See, that’s another problem. There a lot of fixation over the “maintains possession all the way to the ground” rule these days, but I’m not sure most refs even have a clear understanding of when it applies. From the NFL’s rulebook:

N.F.L. Rule 8, Section 1, Article 3, Item 1: Going to the ground. If a player goes to the ground in the act of catching a pass (with or without contact by an opponent), he must maintain control of the ball after he touches the ground, whether in the field of play or the end zone. If he loses control of the ball, and the ball touches the ground before he regains control, the pass is incomplete. If he regains control prior to the ball touching the ground, the pass is complete.

Cliff Harris has possession of the ball when he gets his foot down (one hand, clutching the ball to his stomach) and never lets the ball touch the ground when he falls on his back out of bounds. But that’s not really relevant since College doesn’t even have an equivalent “going to the ground” rule like the NFL. The only thing relevant is if he demonstrates control at the moment he touches inbounds. That’s the standard in the College Rulebook. Cliff Harris very clearly does this in the replay. The application of NFL rules to the college game in replay situations is simply out of control at this point.

Pretty sure it was a Texans games and Arian Foster as it cost me a touchdown in my FFB league.

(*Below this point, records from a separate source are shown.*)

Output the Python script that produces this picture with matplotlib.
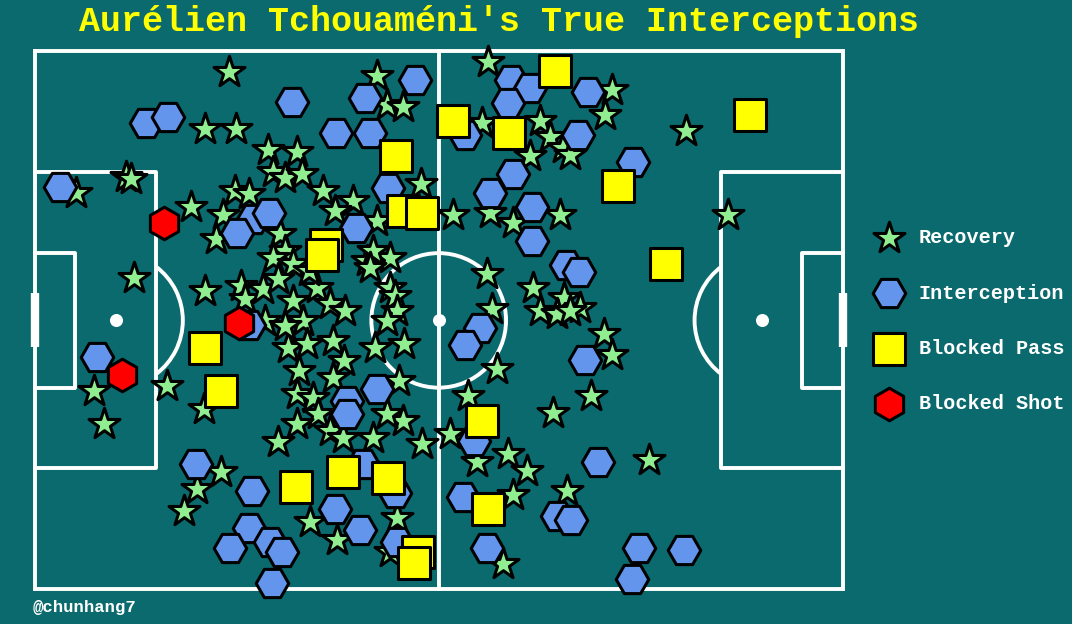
import matplotlib
matplotlib.use("Agg")
import matplotlib.pyplot as plt
from matplotlib.patches import Arc, Circle
from matplotlib.font_manager import FontProperties

# StatsBomb pitch coordinates (120 x 80, y grows downwards)
rec_x = [28.8, 50.8, 67.3, 85.7, 52.3, 54.7, 84.7, 25.3, 29.9, 34.6, 38.9, 75.0,
         76.5, 78.5, 79.5, 96.7, 66.4, 73.6, 35.4, 37.1, 39.7, 29.7, 31.9, 42.8,
         47.3, 44.6, 23.2, 27.9, 26.9, 57.4, 50.8, 62.1, 67.6, 71.0, 78.0, 103.0,
         13.5, 14.3, 6.2, 36.4, 37.1, 35.4, 38.3, 14.7, 25.3, 30.6, 31.2, 33.9,
         36.1, 38.3, 41.9, 43.8, 46.1, 49.3, 52.7, 50.2, 49.8, 52.7, 53.5, 53.8,
         67.2, 74.0, 78.6, 75.0, 77.6, 81.0, 79.5, 67.9, 39.8, 37.6, 40.4, 44.3,
         45.9, 39.2, 44.3, 50.5, 54.8, 52.3, 54.1, 68.6, 84.5, 85.7, 19.6, 8.8,
         10.3, 25.1, 64.3, 82.6, 77.0, 38.9, 41.3, 42.0, 38.9, 36.1, 43.8, 45.8,
         54.7, 50.2, 57.5, 52.3, 61.7, 65.7, 70.3, 73.1, 91.2, 27.6, 24.1, 22.1,
         71.0, 79.0, 40.9, 44.9, 53.8, 52.7, 69.5, 34.2, 37.1, 40.8]
rec_y = [3.1, 3.6, 1.6, 5.8, 8.0, 8.3, 9.5, 11.5, 11.5, 14.6, 14.9, 10.3,
         12.8, 14.3, 15.4, 11.9, 10.6, 15.5, 18.0, 18.8, 18.2, 20.7, 21.2, 20.7,
         22.2, 23.7, 23.2, 24.4, 27.9, 19.7, 25.2, 24.4, 24.0, 25.5, 24.4, 24.4,
         18.7, 19.0, 21.0, 27.1, 29.7, 30.7, 31.6, 33.7, 35.6, 34.9, 36.8, 35.3,
         33.8, 37.1, 35.2, 37.6, 38.6, 31.1, 30.7, 29.7, 32.2, 35.2, 36.4, 38.6,
         33.1, 35.2, 36.7, 38.6, 39.0, 38.2, 38.6, 38.3, 40.1, 44.1, 43.5, 43.1,
         46.1, 47.5, 48.6, 44.1, 43.5, 40.1, 49.0, 47.2, 42.0, 45.2, 49.8, 50.5,
         55.4, 53.2, 51.3, 51.3, 53.8, 51.0, 51.6, 53.9, 55.4, 58.1, 56.5, 57.5,
         55.0, 57.5, 58.4, 53.9, 56.9, 61.0, 59.9, 62.4, 60.7, 62.6, 65.0, 68.4,
         65.9, 65.3, 69.9, 72.6, 69.4, 74.4, 76.2, 40.1, 40.8, 32.6]

int_x = [3.7, 16.6, 19.8, 38.2, 56.5, 49.0, 44.7, 49.8, 52.4, 47.7, 70.7, 73.6,
         70.3, 63.9, 82.2, 80.7, 88.9, 71.0, 67.6, 73.8, 73.8, 78.9, 80.8, 32.4,
         34.8, 30.0, 66.1, 63.9, 81.7, 9.2, 31.9, 50.8, 46.4, 46.4, 48.7, 23.9,
         32.2, 31.9, 29.0, 34.9, 36.8, 35.2, 44.6, 48.3, 53.8, 53.5, 63.6, 67.2,
         65.2, 83.7, 77.6, 79.6, 89.7, 96.4, 88.7]
int_y = [20.1, 10.7, 9.7, 7.6, 4.2, 7.0, 12.1, 12.2, 20.3, 26.2, 4.2, 5.5,
         7.7, 12.4, 6.1, 12.5, 16.4, 18.3, 21.0, 23.2, 28.2, 31.7, 32.8, 24.9,
         24.1, 27.0, 41.1, 43.7, 45.9, 45.5, 40.7, 50.2, 52.0, 53.9, 61.4, 61.4,
         65.4, 70.9, 73.9, 72.9, 74.4, 79.1, 68.0, 71.1, 72.9, 65.7, 66.2, 73.9,
         58.0, 61.0, 69.1, 69.6, 73.9, 74.2, 78.4]

bp_x = [77.3, 106.2, 62.1, 70.4, 53.6, 86.6, 54.7, 57.5, 43.2, 42.6, 93.8, 25.3,
        27.6, 66.4, 45.8, 52.4, 38.8, 67.3, 57.0, 56.3]
bp_y = [3.0, 9.5, 10.3, 12.2, 15.6, 20.0, 23.7, 24.1, 28.8, 30.3, 31.6, 44.1,
        50.5, 55.0, 62.6, 63.5, 64.8, 68.0, 74.5, 76.0]

bs_x = [19.2, 30.3, 12.9]
bs_y = [25.5, 40.4, 48.1]

BG = '#0b6a6e'
LINE = 'white'
MONO = 'Liberation Mono'


def draw_pitch(ax):
    kw = dict(color=LINE, lw=2.8, zorder=1, clip_on=False)
    # outline + halfway line
    ax.plot([0, 120, 120, 0, 0], [0, 0, 80, 80, 0], solid_joinstyle='miter', **kw)
    ax.plot([60, 60], [0, 80], **kw)
    # penalty areas and six yard boxes
    ax.plot([0, 18, 18, 0], [18, 18, 62, 62], **kw)
    ax.plot([120, 102, 102, 120], [18, 18, 62, 62], **kw)
    ax.plot([0, 6, 6, 0], [30, 30, 50, 50], **kw)
    ax.plot([120, 114, 114, 120], [30, 30, 50, 50], **kw)
    # goals
    ax.plot([0, 0], [36, 44], color=LINE, lw=6, zorder=1, clip_on=False,
            solid_capstyle='butt')
    ax.plot([120, 120], [36, 44], color=LINE, lw=6, zorder=1, clip_on=False,
            solid_capstyle='butt')
    # centre circle, spots, D arcs
    ax.add_patch(Circle((60, 40), 10, fill=False, ec=LINE, lw=2.8, zorder=1))
    ax.scatter([12, 60, 108], [40, 40, 40], s=70, color=LINE, zorder=1)
    ax.add_patch(Arc((12, 40), 20, 20, theta1=-53.13, theta2=53.13,
                     color=LINE, lw=2.8, zorder=1))
    ax.add_patch(Arc((108, 40), 20, 20, theta1=126.87, theta2=233.13,
                     color=LINE, lw=2.8, zorder=1))


fig = plt.figure(figsize=(10.72, 6.24), dpi=100, facecolor=BG)
ax = fig.add_axes([0.03237, 0.05529, 0.75373, 0.8625])
ax.set_facecolor(BG)
ax.set_xlim(0, 120)
ax.set_ylim(80, 0)
ax.axis('off')

draw_pitch(ax)

mk = dict(s=550, edgecolors='black', linewidths=2.2, clip_on=False)
ax.scatter(rec_x, rec_y, marker='*', color='#90ee90', zorder=3, label='Recovery', **mk)
ax.scatter(int_x, int_y, marker='H', color='#6495ed', zorder=4, label='Interception', **mk)
ax.scatter(bp_x, bp_y, marker='s', color='yellow', zorder=5, label='Blocked Pass', **mk)
ax.scatter(bs_x, bs_y, marker='h', color='red', zorder=6, label='Blocked Shot', **mk)

leg = ax.legend(loc='upper left', bbox_to_anchor=(0.8007, 0.650),
                bbox_transform=fig.transFigure, frameon=False,
                prop=FontProperties(family=MONO, weight='bold', size=14.5),
                labelcolor='white', labelspacing=1.8, handletextpad=0.5,
                handlelength=2.0, borderpad=0, scatterpoints=1)

fig.text(0.4655, 0.9503, "Aurélien Tchouaméni's True Interceptions",
         ha='center', va='baseline', color='yellow', fontsize=25.2,
         fontweight='bold', family=MONO)
fig.text(0.0308, 0.0192, '@chunhang7', ha='left', va='baseline', color='white',
         fontsize=12.5, fontweight='bold', family=MONO)

fig.savefig('out.png', dpi=100, facecolor=BG)
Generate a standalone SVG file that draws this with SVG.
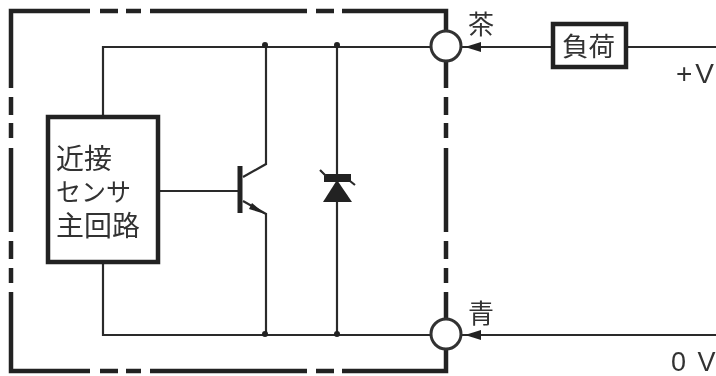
<svg xmlns="http://www.w3.org/2000/svg" width="716" height="376" viewBox="0 0 716 376">
<style>
.wire{fill:none;stroke:#2a2a2a;stroke-width:2.2}
.heavy{fill:none;stroke:#222;stroke-width:4.5}
.box{fill:#fff;stroke:#222;stroke-width:4.5}
.term{fill:#fff;stroke:#333;stroke-width:3}
.dot{fill:#222}
text{font-family:"Noto Sans CJK JP","Liberation Sans",sans-serif;fill:#333}
.latin{font-family:"Liberation Sans",sans-serif}
</style>
<defs><filter id="soft" filterUnits="userSpaceOnUse" x="0" y="0" width="716" height="376"><feGaussianBlur stdDeviation="0.55"/></filter></defs>
<rect width="716" height="376" fill="#fff"/>
<g filter="url(#soft)">
<g id="enclosure" class="heavy">
<path d="M90 11H11V88M100 11H118M126 11H141M150 11H307M316 11H334M342 11H446V30M446 60V88M446 97V115M446 123V138M446 148V232M446 241V259M446 268V283M446 292V320M446 350V371H342M334 371H316M307 371H150M141 371H126M118 371H100M90 371H11V292M11 283V268M11 259V241M11 232V148M11 138V123M11 115V97"/>
</g>
<g id="connectors">
<path class="wire" d="M103 117V47H431M103 262V335H431M266 47V164L243 177M243 201L266 214V335M337 47V335M160 191H240M462 47H553M626 47H716M462 335H716"/>
<circle class="dot" cx="265" cy="45" r="3"/>
<circle class="dot" cx="337" cy="45" r="3"/>
<circle class="dot" cx="265" cy="334" r="3"/>
<circle class="dot" cx="337" cy="334" r="3"/>
<path class="dot" d="M265 214L252 203L249 209Z"/>
<path class="dot" d="M465 47L481 42V52Z"/>
<path class="dot" d="M465 335L481 330V340Z"/>
</g>
<g id="transistor"><path class="heavy" style="stroke-width:5" d="M240 166V213"/></g>
<g id="diode">
<path class="dot" d="M337 180L323 202H352Z"/>
<path class="dot" d="M324 174H351V182H324Z"/>
<path class="wire" d="M320 170L326 176M350 181L355 185"/>
</g>
<g id="main-circuit">
<rect class="box" x="48" y="117" width="110" height="145"/>
<text x="56" y="169" font-size="28">近接</text>
<text x="56" y="201" font-size="25">センサ</text>
<text x="56" y="236" font-size="28">主回路</text>
</g>
<g id="terminal-brown">
<circle class="term" cx="446" cy="46" r="15"/>
<text x="468" y="34" font-size="26">茶</text>
</g>
<g id="terminal-blue">
<circle class="term" cx="446" cy="334" r="15"/>
<text x="468" y="323" font-size="26">青</text>
</g>
<g id="load">
<rect class="box" x="553" y="24" width="73" height="43"/>
<text x="562" y="56" font-size="26.5">負荷</text>
</g>
<g id="plus-v"><text class="latin" x="676" y="83" font-size="28">+<tspan dx="3">V</tspan></text></g>
<g id="zero-v"><text class="latin" x="671" y="371" font-size="27" letter-spacing="2">0 V</text></g>
</g>
</svg>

I know everyone in this thread is keen on getting some sweet, sweet Auburn national championship gear. Here’s the hookup:

www.tigerrags.com

Never ordered from them online, but their store in Auburn is AU-some.

(tee hee)

No baby doll tee for me, no sale.

Just get a men’s tee and cut off the bottom of it for some hot halter-top action. Sleeves could be cut off too.

Or I could just tie the bottom portion in a knot a couple inches above my navel. I wonder if they have some cut-off jean shorts with a tiger on the ass.

I know it happened in the Sugar Bowl; the Arkansas TE had his wrist, but nothing else down. They called the ensuing touchdown back on replay.